(Saved entries)
========================================

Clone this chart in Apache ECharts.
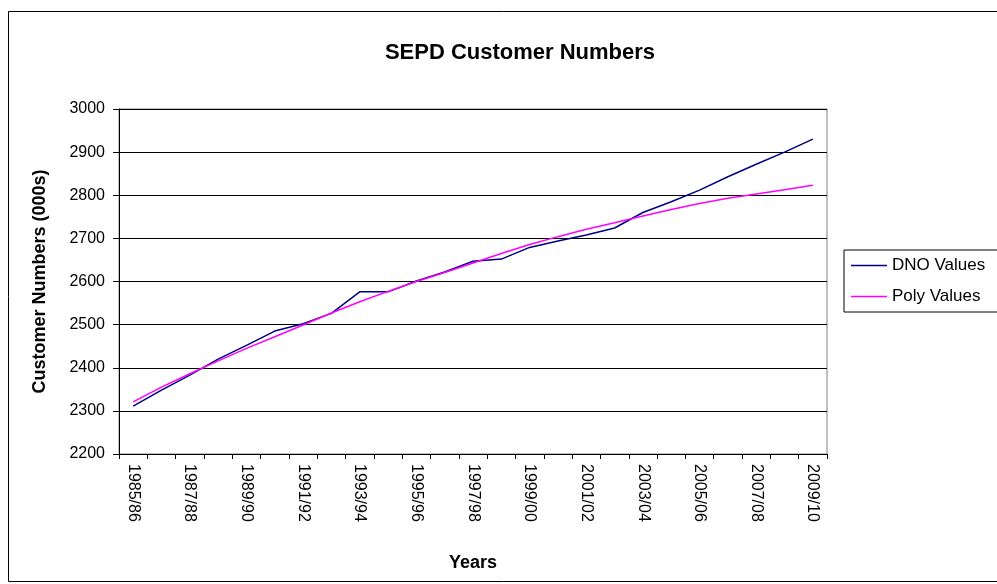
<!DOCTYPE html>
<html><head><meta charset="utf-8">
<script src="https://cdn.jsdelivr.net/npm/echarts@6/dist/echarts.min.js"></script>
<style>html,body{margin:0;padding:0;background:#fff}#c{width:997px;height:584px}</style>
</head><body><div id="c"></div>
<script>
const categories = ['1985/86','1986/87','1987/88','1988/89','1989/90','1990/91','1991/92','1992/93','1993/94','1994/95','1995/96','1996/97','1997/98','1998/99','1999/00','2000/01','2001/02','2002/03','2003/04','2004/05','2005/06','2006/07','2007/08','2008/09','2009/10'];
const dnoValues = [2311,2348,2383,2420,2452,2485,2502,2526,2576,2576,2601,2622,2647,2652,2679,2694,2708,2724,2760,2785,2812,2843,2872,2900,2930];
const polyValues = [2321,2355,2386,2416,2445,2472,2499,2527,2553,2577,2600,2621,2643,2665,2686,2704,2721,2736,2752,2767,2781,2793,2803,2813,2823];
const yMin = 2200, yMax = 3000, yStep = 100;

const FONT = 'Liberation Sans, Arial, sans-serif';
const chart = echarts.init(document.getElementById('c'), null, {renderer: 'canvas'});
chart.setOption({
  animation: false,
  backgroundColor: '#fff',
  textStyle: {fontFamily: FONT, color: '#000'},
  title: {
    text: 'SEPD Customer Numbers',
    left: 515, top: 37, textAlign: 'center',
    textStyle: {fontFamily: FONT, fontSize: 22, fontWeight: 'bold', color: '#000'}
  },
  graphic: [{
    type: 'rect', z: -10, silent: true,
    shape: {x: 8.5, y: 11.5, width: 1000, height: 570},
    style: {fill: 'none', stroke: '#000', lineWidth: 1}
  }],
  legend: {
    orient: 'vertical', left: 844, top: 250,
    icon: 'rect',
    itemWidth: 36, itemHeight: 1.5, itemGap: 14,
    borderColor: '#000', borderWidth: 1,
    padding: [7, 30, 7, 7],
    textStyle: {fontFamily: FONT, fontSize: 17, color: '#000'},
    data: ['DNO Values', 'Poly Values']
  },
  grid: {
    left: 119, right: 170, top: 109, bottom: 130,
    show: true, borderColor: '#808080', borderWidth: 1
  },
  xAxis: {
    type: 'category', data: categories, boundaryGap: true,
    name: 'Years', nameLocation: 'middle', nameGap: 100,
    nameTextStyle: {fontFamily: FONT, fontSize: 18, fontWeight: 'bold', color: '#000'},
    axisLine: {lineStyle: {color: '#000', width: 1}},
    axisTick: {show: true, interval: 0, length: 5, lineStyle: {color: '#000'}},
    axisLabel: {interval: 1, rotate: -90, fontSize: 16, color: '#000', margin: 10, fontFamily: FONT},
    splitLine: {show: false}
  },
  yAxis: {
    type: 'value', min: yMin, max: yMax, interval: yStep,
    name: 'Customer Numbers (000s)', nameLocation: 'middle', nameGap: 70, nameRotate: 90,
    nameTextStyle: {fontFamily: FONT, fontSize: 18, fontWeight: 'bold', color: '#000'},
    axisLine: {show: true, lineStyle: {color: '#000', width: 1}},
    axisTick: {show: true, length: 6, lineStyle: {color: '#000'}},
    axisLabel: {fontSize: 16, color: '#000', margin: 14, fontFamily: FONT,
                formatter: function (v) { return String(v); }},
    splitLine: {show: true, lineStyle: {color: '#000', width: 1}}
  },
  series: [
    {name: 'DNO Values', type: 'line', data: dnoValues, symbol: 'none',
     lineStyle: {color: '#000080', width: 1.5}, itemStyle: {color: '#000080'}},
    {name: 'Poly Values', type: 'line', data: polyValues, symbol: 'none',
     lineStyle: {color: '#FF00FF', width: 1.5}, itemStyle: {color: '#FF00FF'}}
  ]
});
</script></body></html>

========================================

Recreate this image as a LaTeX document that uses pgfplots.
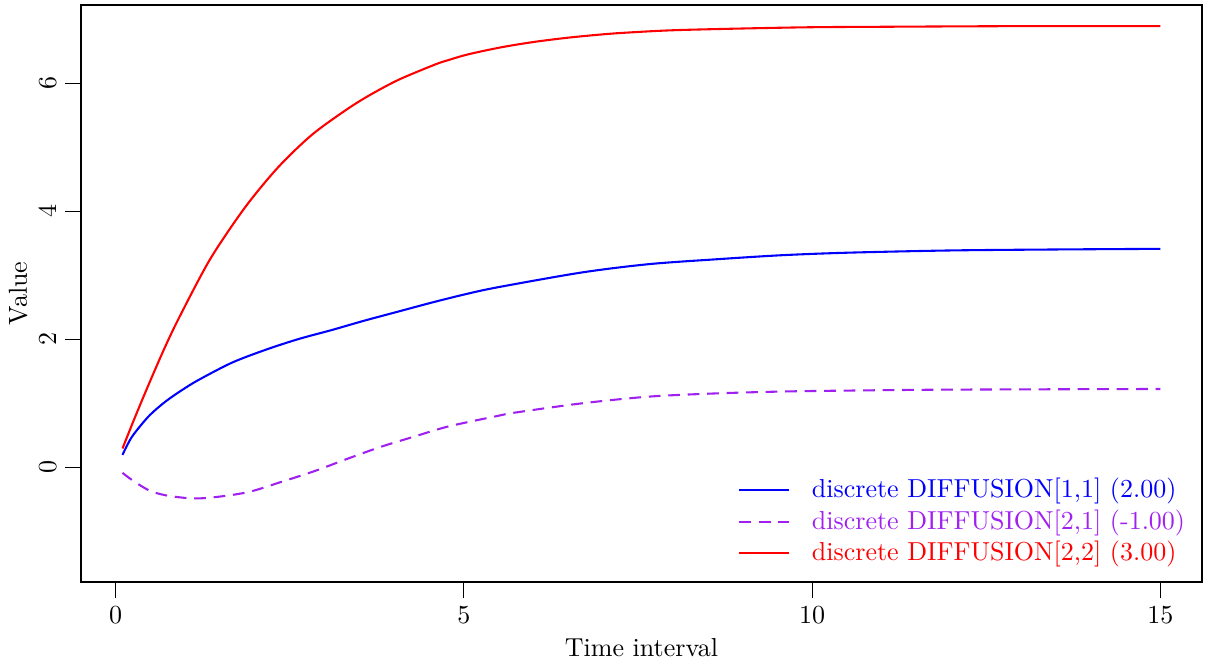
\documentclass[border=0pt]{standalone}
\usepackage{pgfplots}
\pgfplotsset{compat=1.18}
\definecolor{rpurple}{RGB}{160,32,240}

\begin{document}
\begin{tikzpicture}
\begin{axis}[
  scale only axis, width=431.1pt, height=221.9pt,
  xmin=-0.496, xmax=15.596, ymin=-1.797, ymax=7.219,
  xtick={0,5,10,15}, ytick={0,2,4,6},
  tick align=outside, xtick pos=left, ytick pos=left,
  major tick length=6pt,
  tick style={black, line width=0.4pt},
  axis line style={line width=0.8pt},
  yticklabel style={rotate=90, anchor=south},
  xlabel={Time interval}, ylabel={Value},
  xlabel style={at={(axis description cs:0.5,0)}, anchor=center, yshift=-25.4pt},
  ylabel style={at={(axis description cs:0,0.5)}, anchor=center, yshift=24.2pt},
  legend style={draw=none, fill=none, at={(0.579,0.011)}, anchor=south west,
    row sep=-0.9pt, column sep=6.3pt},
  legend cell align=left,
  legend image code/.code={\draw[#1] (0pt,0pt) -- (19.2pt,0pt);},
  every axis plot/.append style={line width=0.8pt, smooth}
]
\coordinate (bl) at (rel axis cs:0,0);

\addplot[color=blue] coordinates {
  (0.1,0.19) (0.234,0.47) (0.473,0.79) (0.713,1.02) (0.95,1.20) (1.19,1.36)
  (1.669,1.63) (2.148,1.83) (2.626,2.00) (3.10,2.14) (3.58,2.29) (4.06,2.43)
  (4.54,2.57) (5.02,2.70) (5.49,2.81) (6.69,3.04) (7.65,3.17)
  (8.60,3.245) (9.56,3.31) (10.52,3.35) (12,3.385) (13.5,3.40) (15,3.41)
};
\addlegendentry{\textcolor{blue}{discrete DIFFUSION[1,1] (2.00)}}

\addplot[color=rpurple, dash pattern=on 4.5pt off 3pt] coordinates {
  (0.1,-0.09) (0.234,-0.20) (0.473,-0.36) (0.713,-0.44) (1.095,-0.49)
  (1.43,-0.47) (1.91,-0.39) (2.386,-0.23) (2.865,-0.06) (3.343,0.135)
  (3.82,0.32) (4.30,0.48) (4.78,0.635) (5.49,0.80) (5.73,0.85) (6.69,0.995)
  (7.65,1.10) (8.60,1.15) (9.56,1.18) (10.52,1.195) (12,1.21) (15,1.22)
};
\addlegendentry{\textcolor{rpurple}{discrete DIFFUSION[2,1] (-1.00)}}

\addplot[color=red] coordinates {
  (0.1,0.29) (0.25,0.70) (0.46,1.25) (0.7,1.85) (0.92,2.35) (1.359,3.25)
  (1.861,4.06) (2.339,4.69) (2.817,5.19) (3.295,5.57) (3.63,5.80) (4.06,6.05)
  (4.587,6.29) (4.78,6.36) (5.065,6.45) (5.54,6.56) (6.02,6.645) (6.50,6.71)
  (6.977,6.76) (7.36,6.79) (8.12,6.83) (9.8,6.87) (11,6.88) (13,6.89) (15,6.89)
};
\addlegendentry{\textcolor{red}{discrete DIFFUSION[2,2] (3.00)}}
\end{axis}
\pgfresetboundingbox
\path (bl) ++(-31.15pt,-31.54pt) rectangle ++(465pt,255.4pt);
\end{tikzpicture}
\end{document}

========================================

• [SHORT TASK]: Reproduce the data above exactly, but only the lines from the one showing "Clone this chart in Apache ECharts." through the one showing "const yMin = 2200, yMax = 3000, yStep = 100;", with both ends kept and the pictures left out.

• [SOLUTION]:
Clone this chart in Apache ECharts.
<!DOCTYPE html>
<html><head><meta charset="utf-8">
<script src="https://cdn.jsdelivr.net/npm/echarts@6/dist/echarts.min.js"></script>
<style>html,body{margin:0;padding:0;background:#fff}#c{width:997px;height:584px}</style>
</head><body><div id="c"></div>
<script>
const categories = ['1985/86','1986/87','1987/88','1988/89','1989/90','1990/91','1991/92','1992/93','1993/94','1994/95','1995/96','1996/97','1997/98','1998/99','1999/00','2000/01','2001/02','2002/03','2003/04','2004/05','2005/06','2006/07','2007/08','2008/09','2009/10'];
const dnoValues = [2311,2348,2383,2420,2452,2485,2502,2526,2576,2576,2601,2622,2647,2652,2679,2694,2708,2724,2760,2785,2812,2843,2872,2900,2930];
const polyValues = [2321,2355,2386,2416,2445,2472,2499,2527,2553,2577,2600,2621,2643,2665,2686,2704,2721,2736,2752,2767,2781,2793,2803,2813,2823];
const yMin = 2200, yMax = 3000, yStep = 100;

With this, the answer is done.